# [YOUR OBJECTIVE]
Starting at the line that contains "Convert this chart to matplotlib code." and stopping at the line that contains "h in range(24)]", transcribe every line of the material below exactly; pictures stay out.

# [EXTRACTED RECORDS]

* * * *

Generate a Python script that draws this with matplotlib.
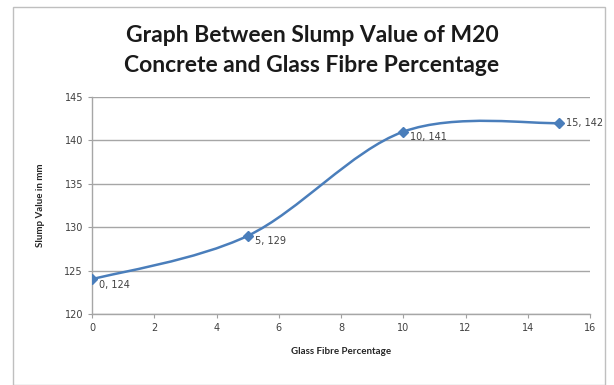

* * * *

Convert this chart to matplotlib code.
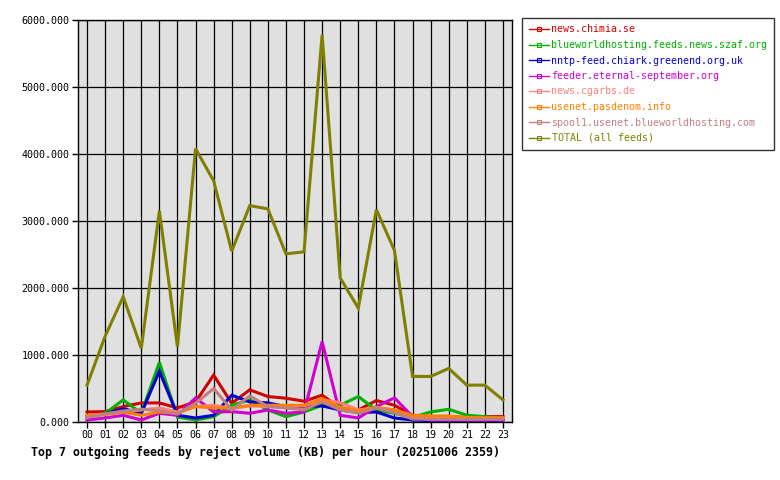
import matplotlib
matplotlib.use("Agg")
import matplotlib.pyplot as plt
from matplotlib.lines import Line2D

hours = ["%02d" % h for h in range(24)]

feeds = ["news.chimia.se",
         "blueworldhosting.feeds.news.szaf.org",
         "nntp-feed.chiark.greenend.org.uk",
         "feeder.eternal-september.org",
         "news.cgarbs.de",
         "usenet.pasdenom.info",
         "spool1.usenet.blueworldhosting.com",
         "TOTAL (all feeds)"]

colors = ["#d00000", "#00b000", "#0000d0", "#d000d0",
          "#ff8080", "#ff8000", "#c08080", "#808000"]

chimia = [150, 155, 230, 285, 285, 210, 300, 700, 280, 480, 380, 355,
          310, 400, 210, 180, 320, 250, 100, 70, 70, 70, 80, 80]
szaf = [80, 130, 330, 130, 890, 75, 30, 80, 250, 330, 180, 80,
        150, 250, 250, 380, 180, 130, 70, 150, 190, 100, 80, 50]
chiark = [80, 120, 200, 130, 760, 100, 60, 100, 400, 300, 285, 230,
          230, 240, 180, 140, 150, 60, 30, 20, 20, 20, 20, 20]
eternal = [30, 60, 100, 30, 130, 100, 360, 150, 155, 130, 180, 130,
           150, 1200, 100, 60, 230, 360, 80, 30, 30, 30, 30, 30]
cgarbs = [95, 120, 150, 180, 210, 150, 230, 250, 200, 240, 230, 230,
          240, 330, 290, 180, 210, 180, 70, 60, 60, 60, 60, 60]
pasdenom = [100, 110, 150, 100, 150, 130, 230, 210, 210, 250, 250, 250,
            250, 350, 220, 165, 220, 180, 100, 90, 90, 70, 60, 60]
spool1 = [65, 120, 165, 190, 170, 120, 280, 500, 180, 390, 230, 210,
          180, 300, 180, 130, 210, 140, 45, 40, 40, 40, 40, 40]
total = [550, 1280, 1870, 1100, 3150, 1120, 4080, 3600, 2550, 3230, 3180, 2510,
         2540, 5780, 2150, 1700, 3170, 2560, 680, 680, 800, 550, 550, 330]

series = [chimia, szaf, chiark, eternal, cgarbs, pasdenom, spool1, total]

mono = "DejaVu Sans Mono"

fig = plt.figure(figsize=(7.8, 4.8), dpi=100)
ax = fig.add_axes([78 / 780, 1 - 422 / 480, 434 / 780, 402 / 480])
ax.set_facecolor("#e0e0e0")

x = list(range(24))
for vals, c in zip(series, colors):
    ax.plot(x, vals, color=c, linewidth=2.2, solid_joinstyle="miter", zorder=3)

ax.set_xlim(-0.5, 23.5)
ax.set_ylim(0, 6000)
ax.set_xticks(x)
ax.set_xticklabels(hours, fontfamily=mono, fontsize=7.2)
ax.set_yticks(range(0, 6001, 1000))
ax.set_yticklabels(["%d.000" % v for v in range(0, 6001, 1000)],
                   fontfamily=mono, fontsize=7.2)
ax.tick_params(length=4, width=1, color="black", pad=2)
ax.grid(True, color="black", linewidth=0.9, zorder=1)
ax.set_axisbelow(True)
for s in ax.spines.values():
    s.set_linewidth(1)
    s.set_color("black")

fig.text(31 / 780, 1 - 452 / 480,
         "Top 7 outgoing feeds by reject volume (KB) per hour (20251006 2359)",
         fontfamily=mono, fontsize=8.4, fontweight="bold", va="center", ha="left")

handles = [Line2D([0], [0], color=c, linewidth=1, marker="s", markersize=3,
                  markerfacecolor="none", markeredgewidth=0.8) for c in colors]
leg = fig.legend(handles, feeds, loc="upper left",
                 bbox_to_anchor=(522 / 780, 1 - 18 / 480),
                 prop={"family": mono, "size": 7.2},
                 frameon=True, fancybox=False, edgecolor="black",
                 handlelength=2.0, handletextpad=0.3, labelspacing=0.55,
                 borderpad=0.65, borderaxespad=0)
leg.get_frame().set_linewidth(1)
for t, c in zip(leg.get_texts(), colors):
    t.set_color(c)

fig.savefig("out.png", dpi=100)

* * * *

# [FINAL ANSWER]
Convert this chart to matplotlib code.
import matplotlib
matplotlib.use("Agg")
import matplotlib.pyplot as plt
from matplotlib.lines import Line2D

hours = ["%02d" % h for h in range(24)]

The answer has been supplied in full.